How It Works in Practice

Teams should treat trust as an accumulation of signals, each with different failure modes. A document, a device posture result, a behavioural pattern, and a policy decision should all contribute to the final verdict. If AI makes one signal easier to fake, the decision model must still hold because the other signals remain harder to manufacture consistently. The goal is not perfect certainty. The goal is to make impersonation expensive, noisy, and short-lived.

A practical workflow usually looks like this:

  • Verify identity evidence at the point of highest assurance, then re-evaluate it at each sensitive step.
  • Bind trust to device, session, and transaction context instead of relying on one static credential.
  • Use step-up verification when risk rises, signals conflict, or the requested action is unusual.
  • Record which signals were accepted so reviewers can see why trust was granted.

For implementation detail, teams can combine policy-as-code with runtime checks using authoritative models from OWASP and identity assurance ideas from NIST SP 800-63. For NHI-heavy environments, the 52 NHI Breaches Analysis shows why trust decisions must be tied to lifecycle controls, not just authentication strength. This is consistent with the broader lesson from the Top 10 NHI Issues: when identities, secrets, and approvals are loosely coupled, fabricated evidence can be reused across multiple systems.

These controls tend to break down in high-friction service desks and cross-organisation approval chains because manual reviewers are asked to validate too many signals with too little context.

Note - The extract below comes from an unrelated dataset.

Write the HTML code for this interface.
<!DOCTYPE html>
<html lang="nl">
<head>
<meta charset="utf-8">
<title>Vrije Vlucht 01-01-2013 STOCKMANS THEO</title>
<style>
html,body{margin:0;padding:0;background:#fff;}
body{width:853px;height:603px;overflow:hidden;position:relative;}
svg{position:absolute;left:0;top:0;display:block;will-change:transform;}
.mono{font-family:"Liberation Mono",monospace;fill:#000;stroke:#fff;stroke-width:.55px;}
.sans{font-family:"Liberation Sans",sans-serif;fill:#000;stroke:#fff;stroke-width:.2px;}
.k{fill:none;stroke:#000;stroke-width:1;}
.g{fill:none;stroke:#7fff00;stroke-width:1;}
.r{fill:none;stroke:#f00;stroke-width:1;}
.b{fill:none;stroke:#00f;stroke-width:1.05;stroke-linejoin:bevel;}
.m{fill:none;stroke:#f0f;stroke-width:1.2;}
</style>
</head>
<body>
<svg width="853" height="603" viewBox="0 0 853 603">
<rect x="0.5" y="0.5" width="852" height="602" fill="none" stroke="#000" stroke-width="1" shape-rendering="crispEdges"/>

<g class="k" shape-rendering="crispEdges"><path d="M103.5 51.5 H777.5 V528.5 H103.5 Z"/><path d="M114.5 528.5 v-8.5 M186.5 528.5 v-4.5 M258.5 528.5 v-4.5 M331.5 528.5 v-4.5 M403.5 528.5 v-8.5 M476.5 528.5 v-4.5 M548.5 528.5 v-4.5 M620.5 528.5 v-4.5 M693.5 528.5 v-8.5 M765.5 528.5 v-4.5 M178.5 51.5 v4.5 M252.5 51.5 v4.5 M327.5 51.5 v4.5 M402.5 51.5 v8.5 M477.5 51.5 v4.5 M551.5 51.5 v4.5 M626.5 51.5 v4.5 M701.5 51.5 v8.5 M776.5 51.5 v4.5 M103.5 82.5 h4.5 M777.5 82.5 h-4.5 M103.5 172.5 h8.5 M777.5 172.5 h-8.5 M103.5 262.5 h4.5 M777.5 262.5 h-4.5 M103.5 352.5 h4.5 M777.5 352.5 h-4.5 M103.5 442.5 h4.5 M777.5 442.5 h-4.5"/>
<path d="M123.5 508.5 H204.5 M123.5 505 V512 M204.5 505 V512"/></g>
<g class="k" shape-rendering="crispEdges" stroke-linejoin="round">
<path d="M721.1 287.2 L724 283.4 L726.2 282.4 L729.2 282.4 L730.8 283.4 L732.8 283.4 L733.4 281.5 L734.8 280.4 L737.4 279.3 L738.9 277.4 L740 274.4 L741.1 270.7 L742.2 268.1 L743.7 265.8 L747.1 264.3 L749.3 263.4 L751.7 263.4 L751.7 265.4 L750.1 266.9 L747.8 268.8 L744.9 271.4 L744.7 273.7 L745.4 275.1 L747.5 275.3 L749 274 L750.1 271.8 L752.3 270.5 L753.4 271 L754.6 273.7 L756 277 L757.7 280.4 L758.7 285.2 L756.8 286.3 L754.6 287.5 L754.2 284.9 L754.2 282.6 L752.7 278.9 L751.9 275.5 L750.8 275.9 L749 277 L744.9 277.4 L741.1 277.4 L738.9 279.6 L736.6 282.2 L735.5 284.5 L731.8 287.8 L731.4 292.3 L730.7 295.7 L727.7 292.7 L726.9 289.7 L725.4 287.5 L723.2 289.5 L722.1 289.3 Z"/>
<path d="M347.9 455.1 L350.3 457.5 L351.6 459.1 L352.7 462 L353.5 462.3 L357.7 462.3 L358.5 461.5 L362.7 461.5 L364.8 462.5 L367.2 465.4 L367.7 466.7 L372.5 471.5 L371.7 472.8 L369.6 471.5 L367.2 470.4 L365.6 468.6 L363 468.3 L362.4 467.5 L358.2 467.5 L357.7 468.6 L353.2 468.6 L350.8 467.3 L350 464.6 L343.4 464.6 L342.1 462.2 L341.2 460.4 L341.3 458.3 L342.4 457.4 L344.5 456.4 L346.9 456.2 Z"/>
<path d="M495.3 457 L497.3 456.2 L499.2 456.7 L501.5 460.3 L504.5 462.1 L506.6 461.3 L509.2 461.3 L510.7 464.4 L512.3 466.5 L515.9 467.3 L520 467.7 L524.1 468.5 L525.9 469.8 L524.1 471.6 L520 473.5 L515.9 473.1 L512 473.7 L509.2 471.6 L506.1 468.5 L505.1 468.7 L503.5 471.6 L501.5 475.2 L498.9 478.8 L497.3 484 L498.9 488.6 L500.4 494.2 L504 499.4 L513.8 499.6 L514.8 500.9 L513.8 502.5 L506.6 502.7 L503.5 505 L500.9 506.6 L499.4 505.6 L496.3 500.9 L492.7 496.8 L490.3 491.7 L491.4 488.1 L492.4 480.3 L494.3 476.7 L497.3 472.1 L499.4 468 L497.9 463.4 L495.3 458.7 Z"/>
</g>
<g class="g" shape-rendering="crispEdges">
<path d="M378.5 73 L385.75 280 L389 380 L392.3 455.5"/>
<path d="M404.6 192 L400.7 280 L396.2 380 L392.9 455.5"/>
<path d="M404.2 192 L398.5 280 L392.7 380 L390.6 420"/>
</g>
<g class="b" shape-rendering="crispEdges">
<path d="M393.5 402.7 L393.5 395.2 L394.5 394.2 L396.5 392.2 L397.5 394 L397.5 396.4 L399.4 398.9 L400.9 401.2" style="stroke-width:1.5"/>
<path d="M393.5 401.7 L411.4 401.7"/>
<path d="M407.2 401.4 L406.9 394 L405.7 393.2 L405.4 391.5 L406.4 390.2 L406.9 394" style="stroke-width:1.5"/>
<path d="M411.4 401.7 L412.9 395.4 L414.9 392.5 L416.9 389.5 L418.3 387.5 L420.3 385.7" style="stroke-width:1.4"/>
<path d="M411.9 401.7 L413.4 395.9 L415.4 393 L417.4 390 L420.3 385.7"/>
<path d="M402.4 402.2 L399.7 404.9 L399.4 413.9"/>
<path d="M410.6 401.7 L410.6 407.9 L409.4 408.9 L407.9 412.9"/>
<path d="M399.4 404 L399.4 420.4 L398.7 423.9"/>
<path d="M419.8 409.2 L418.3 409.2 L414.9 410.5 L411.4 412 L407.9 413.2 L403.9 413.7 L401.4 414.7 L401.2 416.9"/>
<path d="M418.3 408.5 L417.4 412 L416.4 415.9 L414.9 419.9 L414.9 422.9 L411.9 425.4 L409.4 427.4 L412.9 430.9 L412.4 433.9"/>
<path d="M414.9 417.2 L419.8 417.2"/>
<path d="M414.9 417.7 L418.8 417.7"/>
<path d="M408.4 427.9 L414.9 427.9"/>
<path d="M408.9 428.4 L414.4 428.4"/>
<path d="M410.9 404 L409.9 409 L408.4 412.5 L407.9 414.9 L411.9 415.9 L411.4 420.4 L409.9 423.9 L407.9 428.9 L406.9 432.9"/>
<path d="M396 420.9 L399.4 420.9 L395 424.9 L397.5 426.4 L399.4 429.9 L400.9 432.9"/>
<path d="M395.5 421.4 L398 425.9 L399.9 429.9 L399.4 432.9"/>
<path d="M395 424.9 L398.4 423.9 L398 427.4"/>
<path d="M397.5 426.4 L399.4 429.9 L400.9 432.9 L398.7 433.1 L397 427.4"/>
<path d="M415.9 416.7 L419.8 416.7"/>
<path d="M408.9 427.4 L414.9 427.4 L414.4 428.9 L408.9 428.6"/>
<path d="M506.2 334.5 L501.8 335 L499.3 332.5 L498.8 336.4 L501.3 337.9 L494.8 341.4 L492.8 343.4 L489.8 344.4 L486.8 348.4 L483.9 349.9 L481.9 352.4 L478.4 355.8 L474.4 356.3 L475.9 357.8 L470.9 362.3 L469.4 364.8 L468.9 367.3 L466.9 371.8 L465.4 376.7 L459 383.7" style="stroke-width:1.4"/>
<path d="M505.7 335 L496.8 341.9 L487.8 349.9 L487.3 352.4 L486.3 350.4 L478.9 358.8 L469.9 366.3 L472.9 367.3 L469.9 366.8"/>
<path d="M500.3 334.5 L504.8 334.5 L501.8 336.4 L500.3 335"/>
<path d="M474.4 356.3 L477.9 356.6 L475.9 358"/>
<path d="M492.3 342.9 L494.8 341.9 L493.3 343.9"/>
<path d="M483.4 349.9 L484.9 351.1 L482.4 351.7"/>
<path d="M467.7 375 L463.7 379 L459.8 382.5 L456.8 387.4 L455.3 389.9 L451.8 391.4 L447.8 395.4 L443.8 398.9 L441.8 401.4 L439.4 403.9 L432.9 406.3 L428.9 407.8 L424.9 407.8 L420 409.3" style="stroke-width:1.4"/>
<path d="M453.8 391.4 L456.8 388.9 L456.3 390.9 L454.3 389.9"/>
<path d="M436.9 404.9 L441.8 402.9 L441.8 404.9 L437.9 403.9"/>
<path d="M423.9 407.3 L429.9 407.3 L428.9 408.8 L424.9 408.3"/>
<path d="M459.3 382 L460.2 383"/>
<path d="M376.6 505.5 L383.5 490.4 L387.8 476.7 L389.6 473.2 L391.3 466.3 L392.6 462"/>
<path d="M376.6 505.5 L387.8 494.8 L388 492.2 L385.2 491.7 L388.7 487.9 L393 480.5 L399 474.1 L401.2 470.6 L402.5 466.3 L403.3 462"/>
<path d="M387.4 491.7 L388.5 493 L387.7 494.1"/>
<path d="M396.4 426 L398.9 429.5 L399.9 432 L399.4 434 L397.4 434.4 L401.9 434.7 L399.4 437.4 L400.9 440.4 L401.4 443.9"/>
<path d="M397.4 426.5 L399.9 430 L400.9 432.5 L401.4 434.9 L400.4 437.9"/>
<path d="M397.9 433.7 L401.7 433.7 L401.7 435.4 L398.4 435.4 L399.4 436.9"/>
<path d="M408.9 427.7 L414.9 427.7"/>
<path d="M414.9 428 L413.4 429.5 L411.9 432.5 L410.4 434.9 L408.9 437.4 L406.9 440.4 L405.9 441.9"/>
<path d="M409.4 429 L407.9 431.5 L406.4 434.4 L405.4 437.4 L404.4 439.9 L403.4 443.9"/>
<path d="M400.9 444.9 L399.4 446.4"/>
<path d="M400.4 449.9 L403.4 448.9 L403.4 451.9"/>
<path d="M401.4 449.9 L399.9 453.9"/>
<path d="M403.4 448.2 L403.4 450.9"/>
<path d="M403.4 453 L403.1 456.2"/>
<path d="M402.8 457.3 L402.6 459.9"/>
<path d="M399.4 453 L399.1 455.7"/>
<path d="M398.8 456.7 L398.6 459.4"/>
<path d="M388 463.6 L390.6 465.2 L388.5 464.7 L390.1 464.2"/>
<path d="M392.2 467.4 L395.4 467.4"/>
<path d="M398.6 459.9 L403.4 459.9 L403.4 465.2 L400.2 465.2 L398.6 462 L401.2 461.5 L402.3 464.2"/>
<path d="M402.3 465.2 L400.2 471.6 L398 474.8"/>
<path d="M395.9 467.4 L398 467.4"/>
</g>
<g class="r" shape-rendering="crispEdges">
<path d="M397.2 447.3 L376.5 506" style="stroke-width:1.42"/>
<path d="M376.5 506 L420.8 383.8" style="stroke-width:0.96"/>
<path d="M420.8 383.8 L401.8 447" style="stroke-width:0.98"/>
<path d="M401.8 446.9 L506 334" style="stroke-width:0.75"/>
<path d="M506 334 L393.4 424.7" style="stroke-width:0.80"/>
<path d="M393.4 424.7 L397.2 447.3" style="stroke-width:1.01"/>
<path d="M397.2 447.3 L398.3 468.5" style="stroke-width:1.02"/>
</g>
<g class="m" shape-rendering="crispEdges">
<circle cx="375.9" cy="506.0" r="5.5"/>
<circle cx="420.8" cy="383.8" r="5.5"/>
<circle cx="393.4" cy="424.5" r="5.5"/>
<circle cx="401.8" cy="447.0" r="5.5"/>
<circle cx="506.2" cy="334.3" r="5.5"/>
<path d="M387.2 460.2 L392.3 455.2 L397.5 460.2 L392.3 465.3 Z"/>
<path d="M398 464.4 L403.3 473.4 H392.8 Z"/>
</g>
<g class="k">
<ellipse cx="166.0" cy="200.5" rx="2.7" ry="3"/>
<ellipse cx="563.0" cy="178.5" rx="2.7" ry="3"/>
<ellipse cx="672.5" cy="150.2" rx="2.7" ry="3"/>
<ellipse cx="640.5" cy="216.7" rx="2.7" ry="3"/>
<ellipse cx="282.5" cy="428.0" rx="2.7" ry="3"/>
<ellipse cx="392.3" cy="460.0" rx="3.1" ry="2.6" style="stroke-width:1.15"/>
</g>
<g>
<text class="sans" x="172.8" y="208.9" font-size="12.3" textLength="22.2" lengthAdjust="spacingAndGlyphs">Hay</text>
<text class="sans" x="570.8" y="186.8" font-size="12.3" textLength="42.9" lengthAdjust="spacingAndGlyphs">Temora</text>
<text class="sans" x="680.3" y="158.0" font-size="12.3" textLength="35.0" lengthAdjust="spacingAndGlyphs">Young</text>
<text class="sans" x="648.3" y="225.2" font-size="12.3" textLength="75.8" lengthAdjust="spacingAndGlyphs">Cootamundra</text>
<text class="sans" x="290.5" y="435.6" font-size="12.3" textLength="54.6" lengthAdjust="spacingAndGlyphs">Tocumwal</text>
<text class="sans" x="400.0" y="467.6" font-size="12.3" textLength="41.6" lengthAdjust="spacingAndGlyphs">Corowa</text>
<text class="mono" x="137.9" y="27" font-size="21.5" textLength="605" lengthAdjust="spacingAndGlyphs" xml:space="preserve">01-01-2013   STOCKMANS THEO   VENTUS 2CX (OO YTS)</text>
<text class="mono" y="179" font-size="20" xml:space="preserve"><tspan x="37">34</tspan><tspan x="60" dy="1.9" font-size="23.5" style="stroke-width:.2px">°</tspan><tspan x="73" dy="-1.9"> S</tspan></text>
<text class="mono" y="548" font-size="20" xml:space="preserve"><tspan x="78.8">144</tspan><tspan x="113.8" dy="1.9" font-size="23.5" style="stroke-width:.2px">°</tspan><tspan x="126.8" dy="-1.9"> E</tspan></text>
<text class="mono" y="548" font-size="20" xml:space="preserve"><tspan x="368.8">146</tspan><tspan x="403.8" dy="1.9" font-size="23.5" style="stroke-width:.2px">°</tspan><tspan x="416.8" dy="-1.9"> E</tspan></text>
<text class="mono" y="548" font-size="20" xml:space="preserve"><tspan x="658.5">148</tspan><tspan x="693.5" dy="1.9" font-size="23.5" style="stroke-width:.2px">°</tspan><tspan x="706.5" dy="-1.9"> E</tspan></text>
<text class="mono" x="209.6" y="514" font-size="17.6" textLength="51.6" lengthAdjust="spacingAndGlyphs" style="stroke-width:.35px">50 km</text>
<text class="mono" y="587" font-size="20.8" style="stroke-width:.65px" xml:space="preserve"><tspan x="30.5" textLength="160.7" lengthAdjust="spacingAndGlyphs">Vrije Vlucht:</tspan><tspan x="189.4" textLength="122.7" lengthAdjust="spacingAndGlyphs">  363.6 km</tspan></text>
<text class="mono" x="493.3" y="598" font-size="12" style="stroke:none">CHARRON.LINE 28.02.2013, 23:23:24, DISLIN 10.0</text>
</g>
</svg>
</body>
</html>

Common Variations and Edge Cases

Tighter trust controls often increase friction, so organisations have to balance stronger assurance against user delay, reviewer workload, and false rejects. That tradeoff is real, especially when customers, contractors, or third parties need to move quickly.

There is no universal standard for how many signals are enough. Current guidance suggests that high-risk actions, such as privilege elevation, payments, or key rotation, should require stronger evidence than routine access. Low-risk actions may rely on lighter checks if they are paired with monitoring and rapid revocation. Behavioural signals also need care: they can improve detection, but they should not be treated as proof on their own because AI can imitate patterns that look human or authorised.

One useful way to think about this is to make fabricated evidence harder to reuse across the journey. If an attacker fakes one document, that should not unlock the same path later without device proof, policy evaluation, and step-up confirmation. In environments with shared terminals, outsourced operations, or heavy API use, evidence can collapse into a single weak link unless trust decisions are rechecked at each boundary.

Standards & Framework Alignment

This section maps relevant standards and security frameworks to the operational risks and controls described in this guidance.

OWASP Non-Human Identity Top 10 address the attack and risk surface, while NIST CSF 2.0 and NIST AI RMF set the governance and control requirements practitioners need to meet.

Framework Control / Reference Relevance
OWASP Non-Human Identity Top 10 NHI-01 Trust decisions depend on identity proof quality and anti-forgery controls.
NIST CSF 2.0 PR.AC-1 Access should be granted only after strong, contextual identity verification.
NIST AI RMF AI risk management covers deceptive evidence and trust calibration failures.

Assess AI-driven evidence deception as a trust and reliability risk, not just a fraud issue.